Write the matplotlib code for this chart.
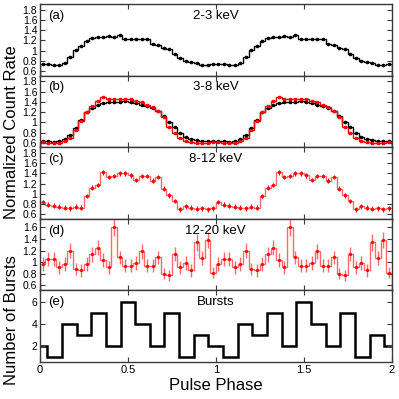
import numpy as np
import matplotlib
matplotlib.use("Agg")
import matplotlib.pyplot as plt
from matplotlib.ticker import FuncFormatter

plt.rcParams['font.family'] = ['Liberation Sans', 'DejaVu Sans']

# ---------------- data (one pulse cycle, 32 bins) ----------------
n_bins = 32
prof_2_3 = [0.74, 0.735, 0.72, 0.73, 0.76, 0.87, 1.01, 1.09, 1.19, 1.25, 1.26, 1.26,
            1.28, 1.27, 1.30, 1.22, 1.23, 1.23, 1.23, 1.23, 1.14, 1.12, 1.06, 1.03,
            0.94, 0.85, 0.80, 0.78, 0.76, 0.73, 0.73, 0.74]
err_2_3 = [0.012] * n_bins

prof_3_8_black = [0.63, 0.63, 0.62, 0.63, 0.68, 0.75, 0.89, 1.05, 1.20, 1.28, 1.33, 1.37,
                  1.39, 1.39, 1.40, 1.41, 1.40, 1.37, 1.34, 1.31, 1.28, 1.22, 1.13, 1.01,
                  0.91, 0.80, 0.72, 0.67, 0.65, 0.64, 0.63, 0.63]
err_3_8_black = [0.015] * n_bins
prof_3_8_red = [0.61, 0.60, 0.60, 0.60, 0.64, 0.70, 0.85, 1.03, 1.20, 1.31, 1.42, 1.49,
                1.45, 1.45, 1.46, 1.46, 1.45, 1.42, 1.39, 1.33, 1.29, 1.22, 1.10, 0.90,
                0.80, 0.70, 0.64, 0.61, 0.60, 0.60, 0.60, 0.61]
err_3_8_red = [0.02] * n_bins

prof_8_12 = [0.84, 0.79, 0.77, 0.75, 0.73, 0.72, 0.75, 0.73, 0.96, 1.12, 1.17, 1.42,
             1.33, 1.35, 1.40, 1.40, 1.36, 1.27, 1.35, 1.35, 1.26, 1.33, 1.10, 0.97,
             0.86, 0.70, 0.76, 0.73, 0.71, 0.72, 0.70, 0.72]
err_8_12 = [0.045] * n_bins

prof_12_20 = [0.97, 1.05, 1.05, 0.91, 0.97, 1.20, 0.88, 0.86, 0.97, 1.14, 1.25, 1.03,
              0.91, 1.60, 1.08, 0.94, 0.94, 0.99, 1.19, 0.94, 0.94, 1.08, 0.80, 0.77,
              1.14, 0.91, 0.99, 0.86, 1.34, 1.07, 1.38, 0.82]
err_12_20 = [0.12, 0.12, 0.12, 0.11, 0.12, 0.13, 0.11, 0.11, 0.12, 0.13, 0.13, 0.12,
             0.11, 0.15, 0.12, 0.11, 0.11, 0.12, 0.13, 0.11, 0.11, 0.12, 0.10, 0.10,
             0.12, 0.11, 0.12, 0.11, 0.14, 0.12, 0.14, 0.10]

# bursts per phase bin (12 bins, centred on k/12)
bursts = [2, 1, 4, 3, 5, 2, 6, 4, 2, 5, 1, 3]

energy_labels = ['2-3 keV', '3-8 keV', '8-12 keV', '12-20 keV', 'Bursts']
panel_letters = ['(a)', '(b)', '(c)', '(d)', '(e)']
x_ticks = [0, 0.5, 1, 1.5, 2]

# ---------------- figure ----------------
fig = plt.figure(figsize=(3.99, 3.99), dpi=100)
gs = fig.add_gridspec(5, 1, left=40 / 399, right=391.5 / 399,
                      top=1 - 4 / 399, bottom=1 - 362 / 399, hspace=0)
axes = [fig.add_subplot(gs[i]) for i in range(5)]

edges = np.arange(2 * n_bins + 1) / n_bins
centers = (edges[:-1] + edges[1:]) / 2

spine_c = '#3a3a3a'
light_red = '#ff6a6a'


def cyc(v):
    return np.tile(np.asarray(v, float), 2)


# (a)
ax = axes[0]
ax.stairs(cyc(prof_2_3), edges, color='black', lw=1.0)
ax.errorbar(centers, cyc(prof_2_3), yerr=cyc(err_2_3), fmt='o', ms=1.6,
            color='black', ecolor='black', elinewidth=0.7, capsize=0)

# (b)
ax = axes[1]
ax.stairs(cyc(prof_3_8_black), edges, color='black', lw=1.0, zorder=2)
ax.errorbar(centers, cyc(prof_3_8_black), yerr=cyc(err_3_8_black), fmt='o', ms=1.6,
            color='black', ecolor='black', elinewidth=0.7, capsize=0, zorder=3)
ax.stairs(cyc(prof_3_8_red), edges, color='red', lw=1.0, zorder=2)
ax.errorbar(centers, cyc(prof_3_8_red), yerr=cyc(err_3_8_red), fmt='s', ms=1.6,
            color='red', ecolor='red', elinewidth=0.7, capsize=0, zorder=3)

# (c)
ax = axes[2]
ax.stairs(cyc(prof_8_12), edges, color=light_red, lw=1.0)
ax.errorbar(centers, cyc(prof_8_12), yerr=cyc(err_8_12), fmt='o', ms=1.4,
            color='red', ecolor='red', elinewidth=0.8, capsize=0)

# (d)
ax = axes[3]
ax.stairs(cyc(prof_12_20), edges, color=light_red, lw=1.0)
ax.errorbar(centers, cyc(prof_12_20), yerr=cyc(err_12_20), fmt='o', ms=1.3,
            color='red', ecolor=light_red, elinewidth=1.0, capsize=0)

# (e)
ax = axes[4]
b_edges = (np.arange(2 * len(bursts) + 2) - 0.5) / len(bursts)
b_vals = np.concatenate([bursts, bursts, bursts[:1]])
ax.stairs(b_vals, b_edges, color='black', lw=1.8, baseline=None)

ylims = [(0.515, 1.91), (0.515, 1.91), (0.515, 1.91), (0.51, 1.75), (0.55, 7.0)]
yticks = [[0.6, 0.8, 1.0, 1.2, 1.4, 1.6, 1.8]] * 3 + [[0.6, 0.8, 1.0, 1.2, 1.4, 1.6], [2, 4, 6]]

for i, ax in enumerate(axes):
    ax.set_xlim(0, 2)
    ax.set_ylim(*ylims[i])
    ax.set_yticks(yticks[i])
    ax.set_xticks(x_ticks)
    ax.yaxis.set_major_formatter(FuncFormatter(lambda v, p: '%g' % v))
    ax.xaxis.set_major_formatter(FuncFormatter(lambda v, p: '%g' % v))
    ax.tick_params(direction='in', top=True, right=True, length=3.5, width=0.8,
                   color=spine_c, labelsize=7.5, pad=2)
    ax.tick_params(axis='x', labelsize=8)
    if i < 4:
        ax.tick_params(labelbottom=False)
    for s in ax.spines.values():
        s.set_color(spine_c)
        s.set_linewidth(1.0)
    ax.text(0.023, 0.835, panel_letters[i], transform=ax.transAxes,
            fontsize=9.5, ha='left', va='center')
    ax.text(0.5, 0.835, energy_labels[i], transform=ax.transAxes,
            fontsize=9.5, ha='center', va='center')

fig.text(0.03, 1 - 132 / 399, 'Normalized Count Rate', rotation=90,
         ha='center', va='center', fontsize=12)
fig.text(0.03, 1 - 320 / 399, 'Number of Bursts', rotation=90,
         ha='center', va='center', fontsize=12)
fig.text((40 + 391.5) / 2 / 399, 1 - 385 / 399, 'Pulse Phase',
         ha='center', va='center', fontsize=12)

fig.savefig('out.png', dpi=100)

- [Task prompt] Restate the data word for word from its first line through the line with "err_3_8_red = [0.02] * n_bins", leaving out any picture along the way.

- [Full answer]
Write the matplotlib code for this chart.
import numpy as np
import matplotlib
matplotlib.use("Agg")
import matplotlib.pyplot as plt
from matplotlib.ticker import FuncFormatter

plt.rcParams['font.family'] = ['Liberation Sans', 'DejaVu Sans']

# ---------------- data (one pulse cycle, 32 bins) ----------------
n_bins = 32
prof_2_3 = [0.74, 0.735, 0.72, 0.73, 0.76, 0.87, 1.01, 1.09, 1.19, 1.25, 1.26, 1.26,
            1.28, 1.27, 1.30, 1.22, 1.23, 1.23, 1.23, 1.23, 1.14, 1.12, 1.06, 1.03,
            0.94, 0.85, 0.80, 0.78, 0.76, 0.73, 0.73, 0.74]
err_2_3 = [0.012] * n_bins

prof_3_8_black = [0.63, 0.63, 0.62, 0.63, 0.68, 0.75, 0.89, 1.05, 1.20, 1.28, 1.33, 1.37,
                  1.39, 1.39, 1.40, 1.41, 1.40, 1.37, 1.34, 1.31, 1.28, 1.22, 1.13, 1.01,
                  0.91, 0.80, 0.72, 0.67, 0.65, 0.64, 0.63, 0.63]
err_3_8_black = [0.015] * n_bins
prof_3_8_red = [0.61, 0.60, 0.60, 0.60, 0.64, 0.70, 0.85, 1.03, 1.20, 1.31, 1.42, 1.49,
                1.45, 1.45, 1.46, 1.46, 1.45, 1.42, 1.39, 1.33, 1.29, 1.22, 1.10, 0.90,
                0.80, 0.70, 0.64, 0.61, 0.60, 0.60, 0.60, 0.61]
err_3_8_red = [0.02] * n_bins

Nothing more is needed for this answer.